Friday, April 13, 2012
One GIANT Project
If you ever come visit Southwest China, you'll probably go into sensory overload for a few days because of the tsunami of noise flooding into every public space, the neon lights that light up skyscrapers like Christmas trees, and the chili pepper that is dumped onto everything you eat. As you adjust to such levels of hyper-stimulation, everything becomes less overwhelming and you find the time to establish certain bubbles in which time moves more slowly, people don't talk as loudly, and the food is spiced more conservatively. Luckily enough, one of my personal bubbles in China has been the basketball court. I say, "Luckily enough," because you can't go a quarter mile in the province of Guizhou without walking past a public basketball court with a game of 4-on-4 in progress. As a friend here once said quite accurately, "Guizhou is basically one giant project. And just like in all other projects, basketball is the most popular sport. You just need a ball, a hoop, and some people who want to play." At least where I play, you don't even need to have athletic shoes, shorts, or even experience with basketball. In fact, the most common basketball player is probably a 30 year old man who takes smoking breaks between games played in a pair of loosely-tied dress shoes, some blue jeans, and a sweater with the sleeves rolled up. I'm the weird one for wearing basketball shoes, shorts, and a t-shirt… as if I didn't stand out already.
The other day, another Peace Corps Volunteer in my city named Sandor invited me to come visit a nearby town with some of his students. As many 'planned' excursions go in China, there was no plan at all, and after about an hour and a half of switching buses, walking down dirt roads, and climbing up some mountains, we turned the corner to a wide-open valley with nothing more than some rice paddies, a tiny village of 50+ wooden homes, a circle pavilion for local festivals, and, you guessed it, a basketball court. However, this was no ordinary basketball court. This particular court was bordered on one side by a creek, on the next side by a Miao festival featuring dance and song, on the third side by a steeply terraced rice paddy, and on the last side by a bull roaming for food in the mud next to the creek. You may have seen a similar setting before while playing Mortal Kombat, except instead of two ninja's duking it out in 1-on-1 combat, this arena was hosting an open entry 5-on-5 tournament. So Sandor and I rounded up 3 willing locals to join our international squad registered under the teamname "美中友好"(Americhina Friendship). While waiting for our game to start, we decided to check out the song and dance party taking place only a hop and skip away (jump and you're in the creek). Naturally, being that we were probably the only white people to ever stumble upon this village (which no Chinese person I talked to even knew the name of) we were invited/forced to drink 3 lucky bowls of rice wine to celebrate the occasion. After getting a solid buzz going and taking the obligatory peacesign photos, we were called over to begin our game. Long story medium, I dropped 14 of my team's 31 points with Sandor scoring 9 of the other 17. Unfortunately, the team we played against had more than only two athletes, and they ended up winning 42-31.
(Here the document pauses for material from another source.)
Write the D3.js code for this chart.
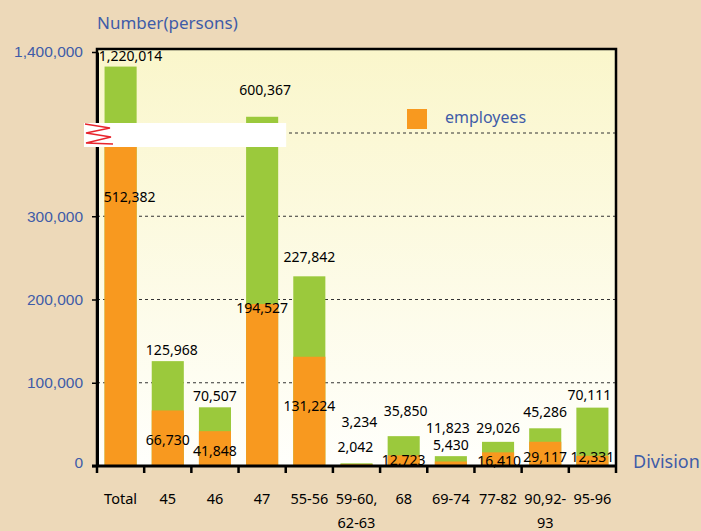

By the time we finished playing, the sun had set, the crowds had dispersed, and the bull had wandered away from his post at the Eastern sideline. In some misguided ploy to give me free dinner and drink, the locals assured me that the bus I took to the village was some phenomanomaly (phenomenal anomaly), and the only way to get back home involved eating dinner at their house and then flagging down random motorists heading to Kaili. Much to my surprise, the no-plan-plan worked out yet again, and I made it to home with enough time to get a good night's sleep before my 8 a.m. class the next day.
Tuesday, April 10, 2012
You might still be in China if...
Thursday, March 8, 2012
Back at Home
"Nous passons le temps de la journée à oublier combine le temps passe."
(We pass the time of day to forget how time passes.)
-Hipolito…Amélie
I've been back at Kaili now for about a month. When I first arrived back, I was expecting to have to clean up the mess I'd left behind in my apartment. The night before vacation, I had an electrical fire and got to fulfill my lifelong dream of pulling the pin on a fire extinguisher. Unfortunately, covering half of my home in anti-fire powder was not part of my fantasy. To my surprise, none of the mess I had left was there when I got back. Instead, it was somebody else's mess that welcomed me home. Apparently, the apartment above me had also had some sort of fire, but they decided to put it out the old-fashioned way – gallons and gallons of water. The water came through my ceiling and soaked my apartment thoroughly until the apartment below me noticed the leak in their ceiling. By this time, my floorboards had warped, my bed was ruined, and the paint on my walls had peeled off almost entirely. Luckily, my school had some cleaners come by and fix what they could. I guess the workers felt like they weren't adequately paid however, because they also swiped my leather gloves, a 2012 calendar, and a bottle of rice wine on their way out. All in all, I'm glad they cleaned the bulk of the mess, and I only had to sweep up the newly fallen paint chips, replace my broken water heater, and put new blankets on my bed.
After dealing with the initial problems, I just got to relax for 3 weeks while waiting for school to start again. It was so great to spend time watching movies, studying Chinese, reading books, playing basketball, and waiting to get hungry enough to eat my next meal. Since coming to China, I'd been spending almost all of my time trying to 'make the most' of every minute. It was nice to simply sit around and watch time pass for a change. Naturally, problems arose that I had to deal with: hunger, tiredness, or my kitchen being so cold that my olive oil freezes in the jar. I dealt with these problems in stride and just continued with the next movie on my movie list. Life has enough little quirks without your neighbor needing to flood your house with water. I'm glad I got to clear my plate before classes started again, I'm rested and refreshed for my second semester.